Following Christ is never easy. In a way, it may be a little tougher during Ordinary Time. During Advent, Christmas, Lent and Easter, there are more striking reminders of our faith; even the secular publicity reminds us constantly that we are trying to be on our best behavior in prepare for a special religious event. In between, we can experience something of a lull in our focus. The liveliness of our faith could sag under the weight of the burdens of every-day life. It can be hard to be Christ-like when we are paying off holiday bills, shoveling snow, and maybe wishing we were in Florida.
In this context, today’s readings are comforting and encouraging. The first reading reminds us that Jesus, in order to expiate our sins and be truly merciful, became “like His brothers and sisters [that is, us] in every way… Because He Himself was tested through what He suffered, He is able to help those who are being tested.” Although He probably didn’t have to shovel snow very often in Israel, He did live a mostly ordinary life for thirty years. He had a job, He had to work to support His mother after St Joseph died, and He suffered sorrow, physical pain, and death.

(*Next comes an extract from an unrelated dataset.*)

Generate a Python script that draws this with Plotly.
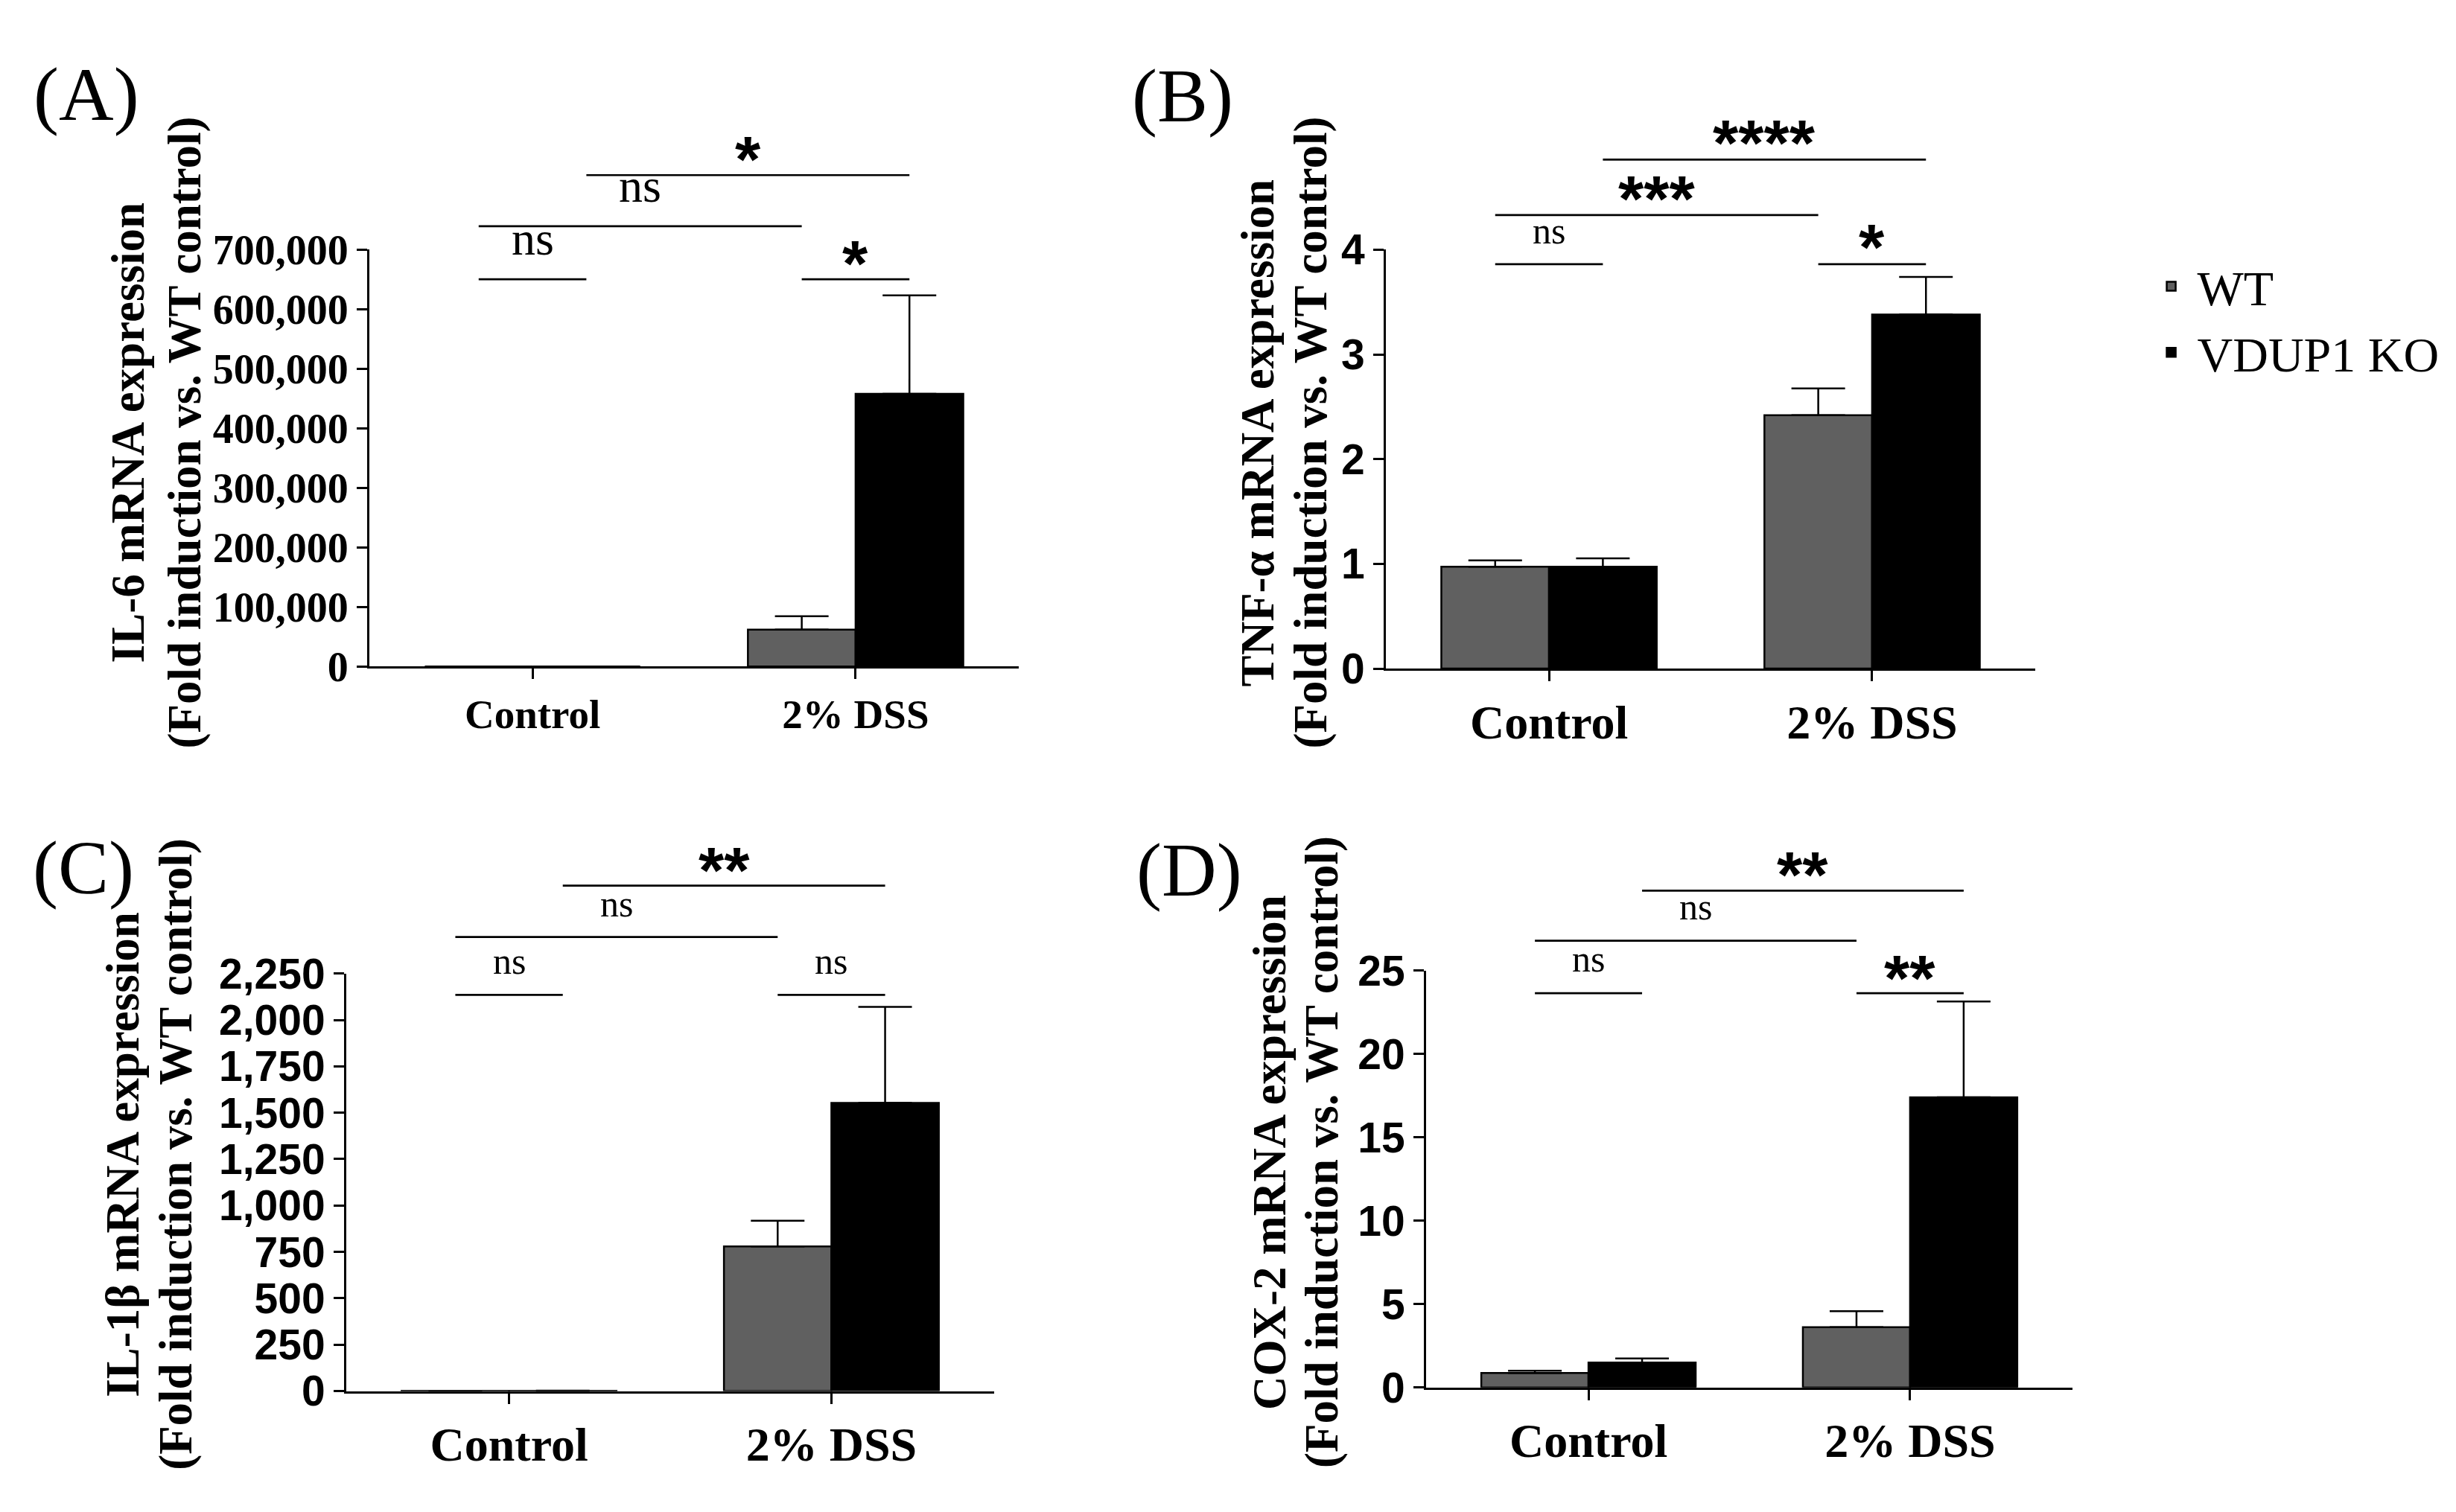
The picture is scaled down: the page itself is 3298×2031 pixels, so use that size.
import plotly.graph_objects as go

W, H = 3298, 2031

# ---------------- data ----------------
groups = ["Control", "2% DSS"]
series_names = ["WT", "VDUP1 KO"]
bar_colors = ["#606060", "#000000"]

# (A) IL-6
il6_wt = [1.0, 61900]
il6_wt_sem = [0.2, 22400]
il6_ko = [1.2, 457800]
il6_ko_sem = [0.4, 165600]
il6_ticks = [0, 100000, 200000, 300000, 400000, 500000, 600000, 700000]
il6_ticktext = ["0", "100,000", "200,000", "300,000", "400,000", "500,000", "600,000", "700,000"]

# (B) TNF-alpha
tnf_wt = [0.972, 2.42]
tnf_wt_sem = [0.062, 0.255]
tnf_ko = [0.972, 3.38]
tnf_ko_sem = [0.08, 0.36]
tnf_ticks = [0, 1, 2, 3, 4]
tnf_ticktext = ["0", "1", "2", "3", "4"]

# (C) IL-1beta
il1b_wt = [1.0, 779]
il1b_wt_sem = [0.3, 139]
il1b_ko = [1.4, 1553]
il1b_ko_sem = [0.5, 517]
il1b_ticks = [0, 250, 500, 750, 1000, 1250, 1500, 1750, 2000, 2250]
il1b_ticktext = ["0", "250", "500", "750", "1,000", "1,250", "1,500", "1,750", "2,000", "2,250"]

# (D) COX-2
cox2_wt = [0.87, 3.61]
cox2_wt_sem = [0.13, 0.96]
cox2_ko = [1.49, 17.4]
cox2_ko_sem = [0.25, 5.75]
cox2_ticks = [0, 5, 10, 15, 20, 25]
cox2_ticktext = ["0", "5", "10", "15", "20", "25"]

# significance: (group_a, series_a, group_b, series_b, line_y, label, label_y)
il6_sig = [(0, 0, 0, 1, 650400, "ns", 710000),
           (0, 0, 1, 0, 739400, "ns", 799000),
           (0, 1, 1, 1, 825200, "*", 875000),
           (1, 0, 1, 1, 650400, "*", 700000)]
tnf_sig = [(0, 0, 0, 1, 3.862, "ns", 4.14),
           (0, 0, 1, 0, 4.33, "***", 4.62),
           (0, 1, 1, 1, 4.86, "****", 5.157),
           (1, 0, 1, 1, 3.862, "*", 4.158)]
il1b_sig = [(0, 0, 0, 1, 2135, "ns", 2294),
            (0, 0, 1, 0, 2447, "ns", 2603),
            (0, 1, 1, 1, 2724, "**", 2883),
            (1, 0, 1, 1, 2135, "ns", 2294)]
cox2_sig = [(0, 0, 0, 1, 23.65, "ns", 25.46),
            (0, 0, 1, 0, 26.8, "ns", 28.6),
            (0, 1, 1, 1, 29.8, "**", 31.6),
            (1, 0, 1, 1, 23.65, "**", 25.4)]

# ---------------- layout geometry (pixels) ----------------
panels = [
    dict(label="(A)", lab_xy=(108, 89), t1="IL-6 mRNA expression", t_x=(164, 240), t_y=559,
         wt=il6_wt, wts=il6_wt_sem, ko=il6_ko, kos=il6_ko_sem,
         ticks=il6_ticks, ticktext=il6_ticktext, sig=il6_sig,
         left=488, right=1360, bottom=883, axtop=305, top=100,
         tickfont=dict(family="Liberation Serif", size=56, color="black"),
         xfont=55, nsfont=64),
    dict(label="(B)", lab_xy=(1580, 91), t1="TNF-α mRNA expression", t_x=(1681, 1752), t_y=559,
         wt=tnf_wt, wts=tnf_wt_sem, ko=tnf_ko, kos=tnf_ko_sem,
         ticks=tnf_ticks, ticktext=tnf_ticktext, sig=tnf_sig,
         left=1853, right=2725, bottom=886, axtop=305, top=90,
         tickfont=dict(family="Liberation Sans", size=57, color="black"),
         xfont=64, nsfont=50),
    dict(label="(C)", lab_xy=(104, 1162), t1="IL-1β mRNA expression", t_x=(157, 228), t_y=1560,
         wt=il1b_wt, wts=il1b_wt_sem, ko=il1b_ko, kos=il1b_ko_sem,
         ticks=il1b_ticks, ticktext=il1b_ticktext, sig=il1b_sig,
         left=457, right=1327, bottom=1888, axtop=1309, top=1120,
         tickfont=dict(family="Liberation Sans", size=57, color="black"),
         xfont=64, nsfont=50),
    dict(label="(D)", lab_xy=(1589, 1165), t1="COX-2 mRNA expression", t_x=(1697, 1767), t_y=1557,
         wt=cox2_wt, wts=cox2_wt_sem, ko=cox2_ko, kos=cox2_ko_sem,
         ticks=cox2_ticks, ticktext=cox2_ticktext, sig=cox2_sig,
         left=1907, right=2775, bottom=1883, axtop=1305, top=1120,
         tickfont=dict(family="Liberation Sans", size=57, color="black"),
         xfont=64, nsfont=50),
]

XR = [-0.505, 1.505]
BARGAP = 1 / 3
OFFS = (1 - BARGAP) / 4
xpos = list(range(len(groups)))

fig = go.Figure()
layout = dict(width=W, height=H, margin=dict(l=0, r=0, t=0, b=0),
              paper_bgcolor="white", plot_bgcolor="rgba(0,0,0,0)",
              barmode="group", bargap=BARGAP, bargroupgap=0,
              showlegend=True)
annotations = []

def px_x(p):
    return p / W

def px_y(p):
    return 1 - p / H

for i, P in enumerate(panels):
    n = i + 1
    m = i + 5
    xa = "x" if n == 1 else f"x{n}"
    ya = "y" if n == 1 else f"y{n}"
    xo, yo = f"x{m}", f"y{m}"
    ymax = P["ticks"][-1]
    ytop = ymax * (P["bottom"] - P["top"]) / (P["bottom"] - P["axtop"])
    xdom = [px_x(P["left"]), px_x(P["right"])]

    for s, (vals, sem) in enumerate([(P["wt"], P["wts"]), (P["ko"], P["kos"])]):
        fig.add_trace(go.Bar(
            x=xpos, y=vals, name=series_names[s], xaxis=xa, yaxis=ya,
            marker=dict(color=bar_colors[s], line=dict(color="black", width=2.5)),
            error_y=dict(type="data", array=sem, arrayminus=[0] * len(sem), symmetric=False,
                         color="black", thickness=2.5, width=36),
            showlegend=(i == 0), legendgroup=series_names[s], hoverinfo="skip"))

    for (ga, sa, gb, sb, ly, lab, lyt) in P["sig"]:
        xa0 = ga + (sa - 0.5) * 2 * OFFS
        xb0 = gb + (sb - 0.5) * 2 * OFFS
        fig.add_trace(go.Scatter(x=[xa0, xb0], y=[ly, ly], mode="lines",
                                 line=dict(color="black", width=2.7),
                                 xaxis=xo, yaxis=yo, showlegend=False, hoverinfo="skip"))
        if lab == "ns":
            f = P["nsfont"]
            font = dict(family="Liberation Serif", size=f, color="black")
            ysh = 0.11 * f
        else:
            f = 88
            font = dict(family="Liberation Sans", size=f, color="black", weight="bold")
            ysh = -0.21 * f
        annotations.append(dict(x=(xa0 + xb0) / 2, y=lyt, xref=xo, yref=yo, text=lab,
                                showarrow=False, font=font, xanchor="center", yanchor="middle",
                                yshift=ysh))

    axis_common = dict(showgrid=False, zeroline=False, showline=True, linecolor="black",
                       linewidth=3, ticks="outside", ticklen=14, tickwidth=3, tickcolor="black",
                       fixedrange=True)
    layout["xaxis" if n == 1 else f"xaxis{n}"] = dict(
        axis_common, domain=xdom, range=XR, anchor=ya, tickmode="array",
        tickvals=xpos, ticktext=groups,
        tickfont=dict(family="Liberation Serif", size=P["xfont"], color="black", weight="bold"))
    layout["yaxis" if n == 1 else f"yaxis{n}"] = dict(
        axis_common, domain=[px_y(P["bottom"]), px_y(P["axtop"])], range=[0, ymax],
        anchor=xa, tickmode="array", tickvals=P["ticks"], ticktext=P["ticktext"],
        tickfont=dict(P["tickfont"], weight="bold"))
    layout[f"xaxis{m}"] = dict(domain=xdom, range=XR, anchor=yo, visible=False, fixedrange=True)
    layout[f"yaxis{m}"] = dict(domain=[px_y(P["bottom"]), px_y(P["top"])], range=[0, ytop],
                               anchor=xo, visible=False, fixedrange=True)

    # panel letter
    annotations.append(dict(x=px_x(P["lab_xy"][0]), y=px_y(P["lab_xy"][1]), xref="paper",
                            yref="paper", text=P["label"], showarrow=False,
                            font=dict(family="Liberation Serif", size=102, color="black"),
                            xanchor="center", yanchor="middle"))
    # y titles (two lines)
    for k, txt in enumerate([P["t1"], "(Fold induction vs. WT control)"]):
        annotations.append(dict(x=px_x(P["t_x"][k]), y=px_y(P["t_y"]), xref="paper",
                                yref="paper", text=txt, showarrow=False, textangle=-90,
                                font=dict(family="Liberation Serif", size=63, color="black",
                                          weight="bold"),
                                xanchor="center", yanchor="middle"))

layout["annotations"] = annotations
layout["legend"] = dict(x=0.871, y=0.85, xanchor="left", yanchor="top",
                        font=dict(family="Liberation Serif", size=66, color="black"),
                        bgcolor="rgba(0,0,0,0)", tracegroupgap=0, itemwidth=60)
fig.update_layout(**layout)
fig.write_html("out.html")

He also was deeply concerned with the lives of those around Him and reacted with compassion to other people’s needs. In the Gospel reading we hear how He healed Peter’s mother-in-law, and when people came with their sick and afflicted after sundown (because it had been the sabbath) He took the time to heal them all, despite having to stay up late at night to do so. And He doesn’t stop there; He wants to go to other towns to preach and heal as well.
So, when we feel the wear and tear of daily life and find it hard to be patient and generous like Christ, let’s remember that Christ became like us, and understands our daily difficulties. He is always there to help us; He “remembers his covenant forever”, so “rejoice, O hearts that seek the Lord!”